Where Sam's best-known band, Quasi, traffics in indie-accepted classic rock, Pink Mountain is a big, bizarre, esoteric mindfuck where clichés are abandoned for weird, new ideas, and vocals echo out dreamlike beneath rock that's just as comfortable verging into rattling, counterintuitive free jazz as it is screwing with time signatures, and borrowing collage tricks from electronic music's most inaccessible.

"Comfortable," though, is the operative word here as Coomes, Kyle Bruckmann, Gino Robair, Scott Rosenberg, and John Shiurba give a confident, realized, concise voice and name to what seems to be—for all intents and purposes—disorder. The band's self-titled record is out now on Frenetic Records, a San Francisco label that's released great albums by Alarmist, Hella, and the Fucking Champs, among many others.
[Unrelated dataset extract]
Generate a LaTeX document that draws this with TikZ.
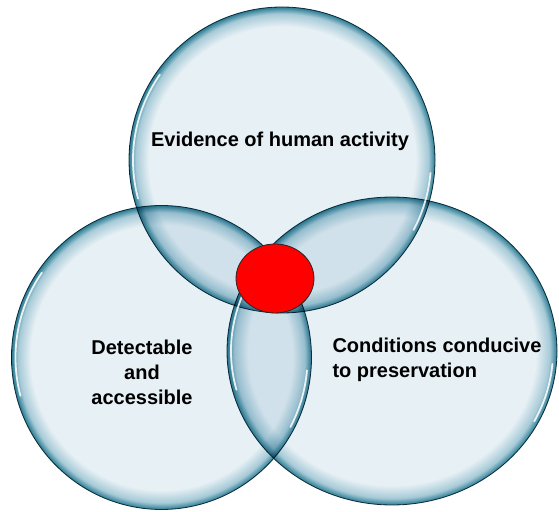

Also playing this show is Zu, an Italian experimental group that got its start soundtracking theater like Vladimir Majakovskj and Jean Genet's Il Funambolo. Their album, Igneo, also out on Frenetic, is a free-jazz/noise workout that sounds (especially on headphones) like an attack by vicious brain worms, squiggling little maggoty bastards eating through your cerebral cortex as memories and motor skills flash out and disappear like fireflies.

Both bands are great. Both fit well together. Locals Rollerball and the Better to See You With round out this bill—all in all a shining example of smart booking. People who put on shows: Take notice. This is how it's done.